Insert summary of Remediation here.
The first priority is to address the needs of survivors, and to ensure that we never forget.
- The Spirit Fire program in April will bring together victims with bishops and provide daylong training of victims assistance coordinators.
- Documentation and memorialization of survivor testimony.
- A full and complete investigation of sexual abuse led by an independent commission that includes the laity.
- Complete transparency by the Catholic hierarchy into all matters of criminal sexual misconduct past or future.
Proposals for Canon Law reforms will be led by the School of Canon Law. We will also benefit from collaboration with the General Counsel of the USCCB, Anthony Picarello, and the President of the Canon Law Society of America, Zabrina Decker.
- An expansion of the zero tolerance policy to include sexual activity or misconduct by clerics including bishops, and by seminarians
- Proposals for Canon Law reforms to create standards of conduct for bishops and lay review boards.
- There are other aspects of the Church’s canon law that might warrant attention as well. It was not until recently that lay people could serve on tribunals in cases involving priests. It is still not clear what role they may plan in the oversight of bishops.
Other aspects of remediation the Church will need help with are grand jury investigations and other legislatives efforts that seek to punish the Church. These efforts will be centered in the School of Canon Law and the Columbus School of Law.
- Consultation on the risks and benefits of responding to grand jury investigations, and initiating internal review to assess exposure.
- Policy papers on the threat of demands for confidential personnel records, and challenges to the seal of confession.

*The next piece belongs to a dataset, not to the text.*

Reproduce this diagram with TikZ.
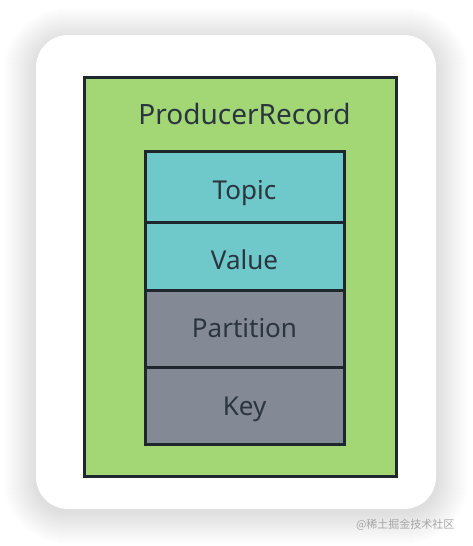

- The desire to punish old offenses has led to the extension or repeal of statutes of limitations. Punishing civil judgments carry the threat of bankruptcy, and the attendant oversight of dioceses by trustees.

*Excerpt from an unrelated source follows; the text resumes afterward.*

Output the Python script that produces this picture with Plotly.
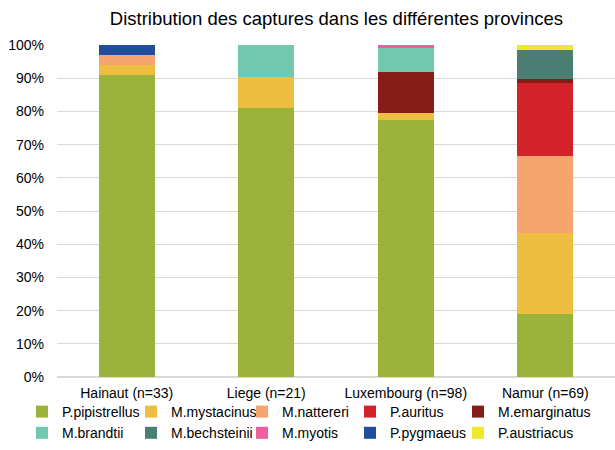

Many Catholic institutions that circle in close orbits around the Church have begun to rethink their corporate structure.
- The recent reorganization of Catholic University is one example. The Papal Foundation is in the process of rethinking the role of the laity in its structure.
- These changes are motivated and influenced by several reasons -- the desire to take greater advantage of lay contributions, the desire to maintain close connections to the Church and the episcopacy, a concern about financial exposure resulting from interlocking relations.
- Thinking through these changes will entail the assistance of civil and canon lawyers.